Denison Witmer’s ninth studio album was met with the unexpected that life is so notorious for—a jilting turn in his father’s cancer and the subsequent loss of his battle put Witmer in a dwelling of intimate reflection. In the middle of recording what was to be an EP with Devin Greenwood, the singer-songwriter dropped his work and journeyed back home to Lancaster, Penn. for a period of grieving and remembrance.
When he returned to the studio in the spring, his approach to the record had altered. Suddenly, his new understanding and growth through the deep-rooted tragedy began to appear on the face of tracks, in lyrics and ultimately as a full-length studio album.

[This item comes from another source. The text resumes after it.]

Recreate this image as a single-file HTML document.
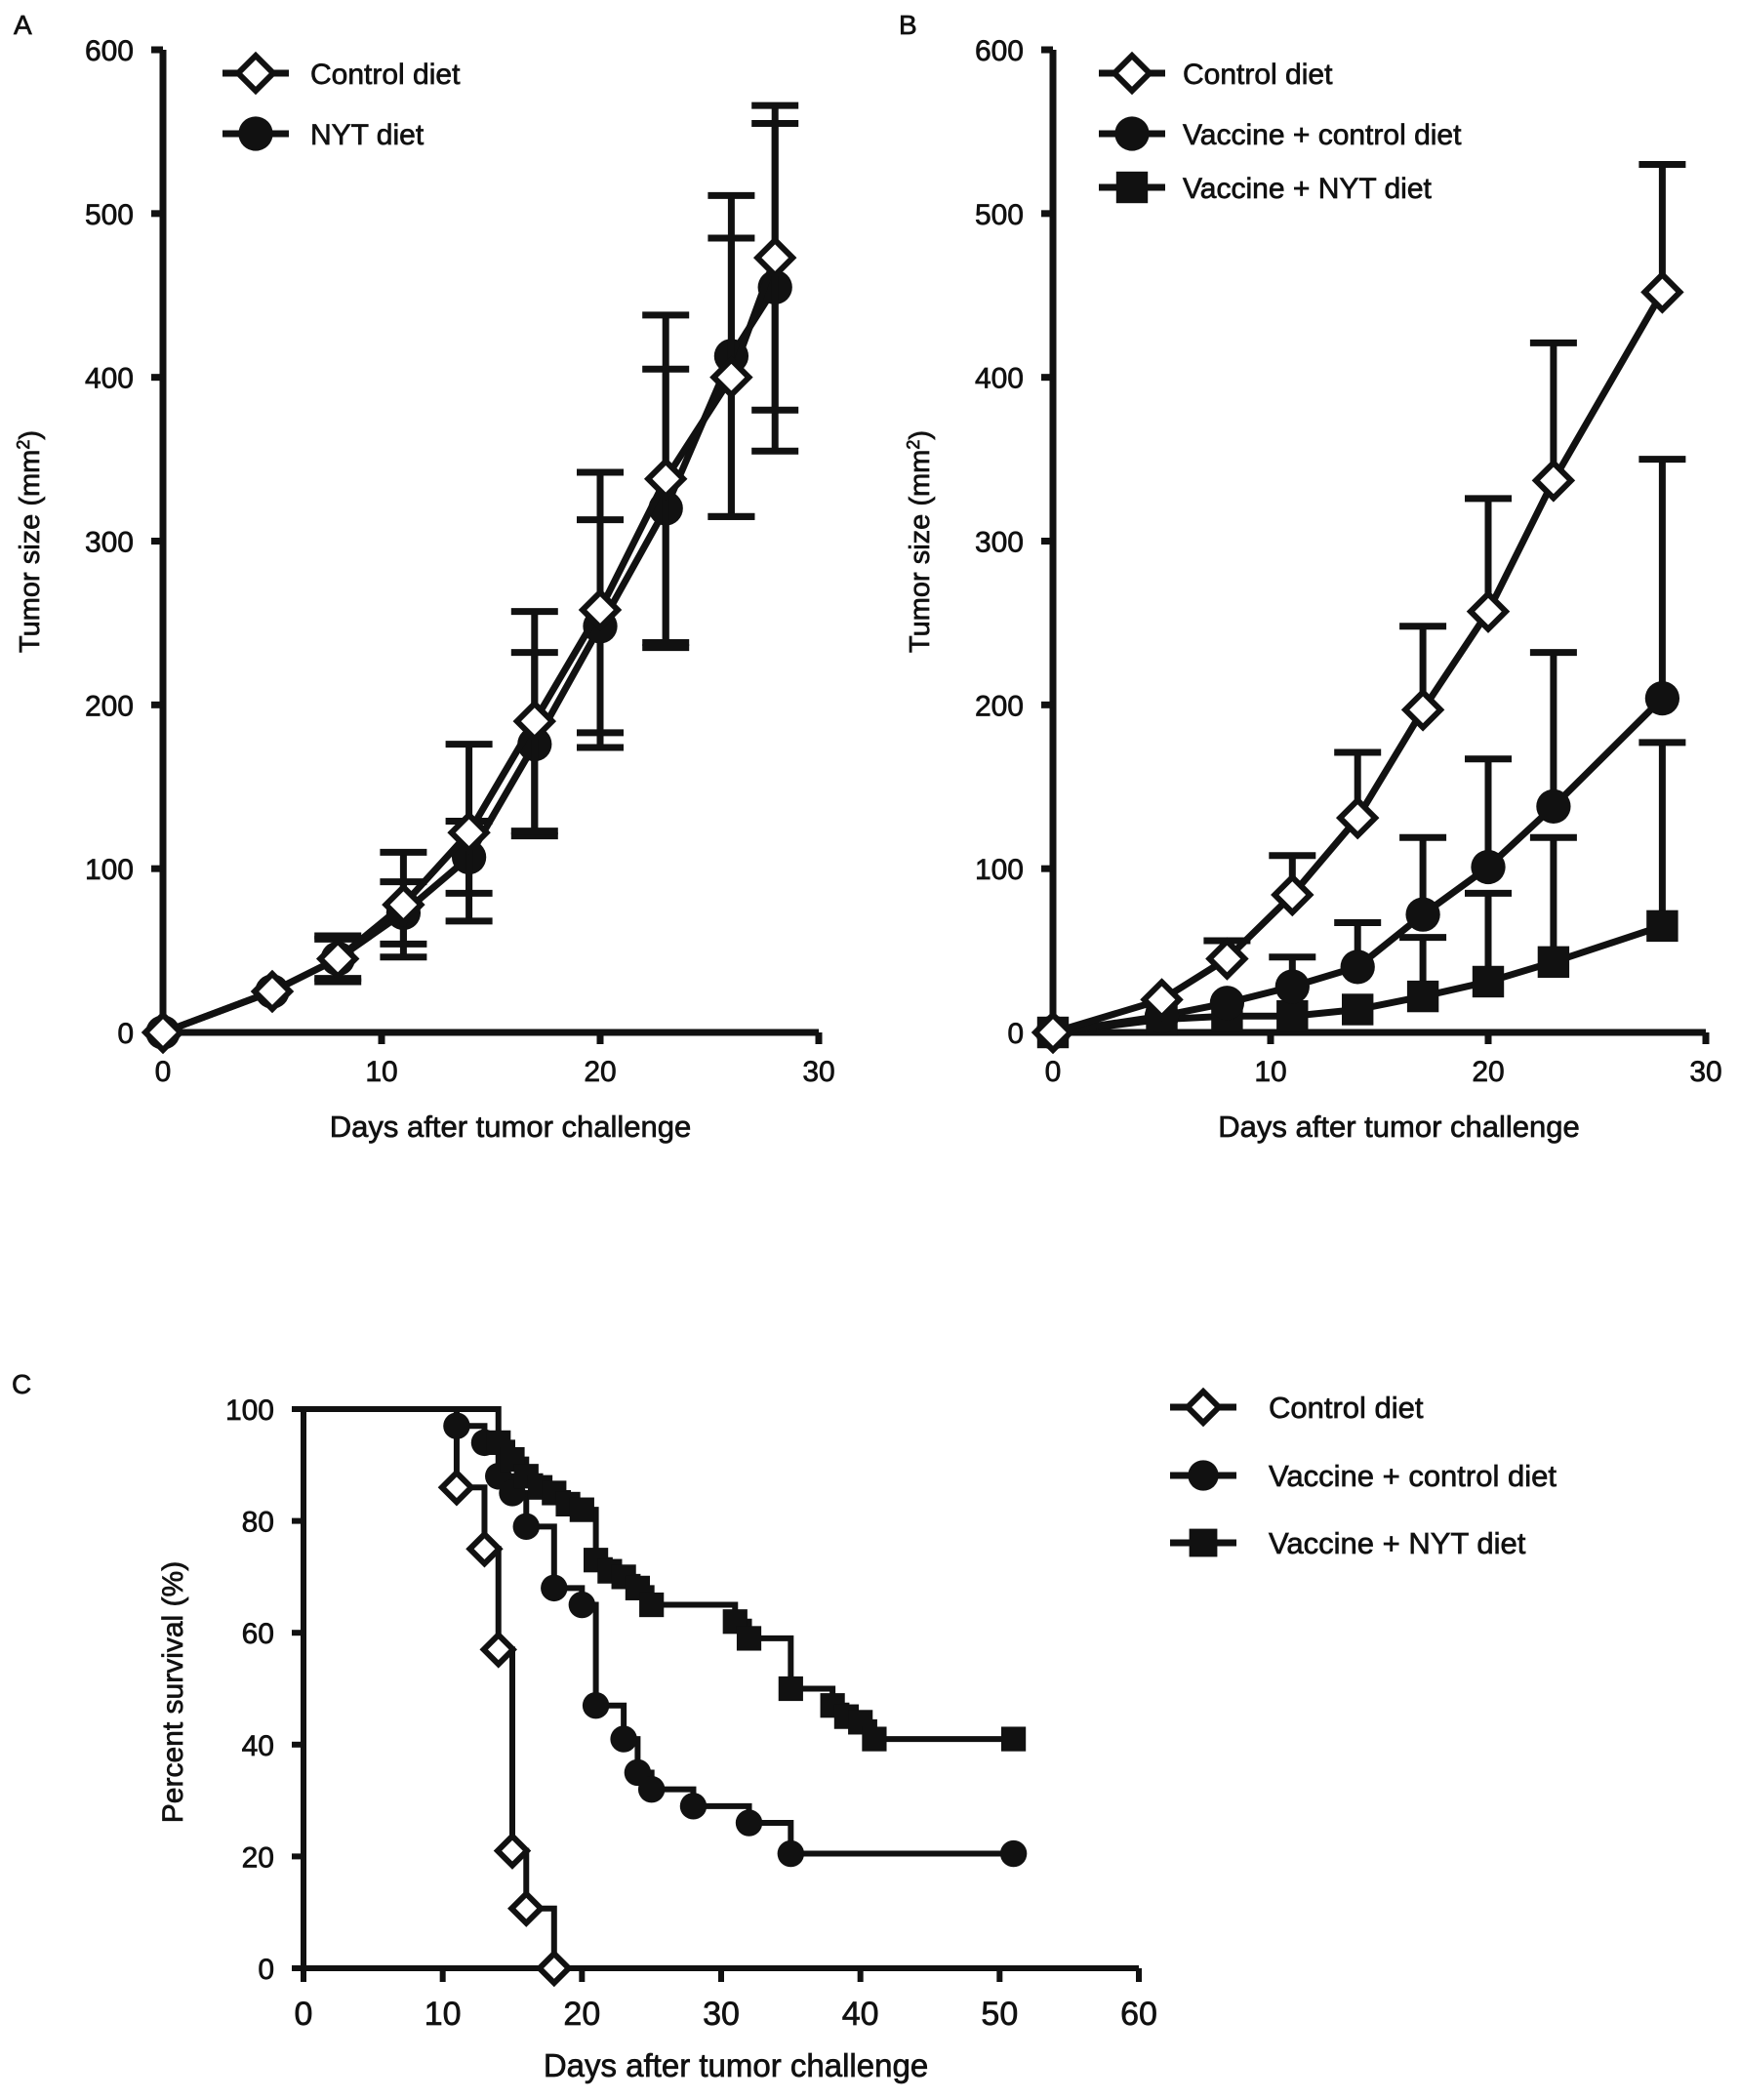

The Ones Who Wait is markedly personal. As a milestone of Witmer’s experiences it is quick to be honest and remnant of life’s thematic identity—perspective, renewal and balance. The album meshes early folk and country rhythms with emotive lyrics to create a stream-of-consciousness throughout the 11 tracks.
The album is organized so that the listener can quickly and effortlessly flow from one emotive ballad to the next. Through nights, seasons, memories and lessons, “Hold On” beckons for tangible cradling, while “Brooklyn With Your Highest Wall” dips into the metaphoric atmosphere of a street waiting in the middle of a full-capacity city and “Life Before Aesthetics” asks, “when did all this start?”
While some lyrics resonate within the sonic space Witmer has created, some tend to fall by the wayside, unable to muster the full identity of the placid music that accompanies them. Witmer’s monotone voice is, overall, well received. There are, however, moments where the instrumentation invites intervals of vocal energy—if in these moments the rhythm had congruent phonetic accompaniment, the highlighted rolling themes of The Ones Who Wait would have accepted their portion of uppers and downers, the highs and lows of life and living.
The track “Influence” brings back that initial intimate flavor. With the brooding lyrics “now I wear my influence on the outside of my skin” the album regains energy and swiftly delivers the final track “I Live in Your Ghost,” an homage to the late.
The Ones Who Wait sits idly on the edge of religious and secular sensibilities. Witmer’s aim appears to be one of self-conscious reflection. A serious approach to synthesizing the precious has only developed more complex layers of an approachable yet elusive album. The soon-to-be two decades of musicianship Witmer has shared have been a delightful invitation for listeners—one that we find both inspired and impressive, especially since he took the most of unfortunate circumstances and channeled them into a valuable piece of impressionable music.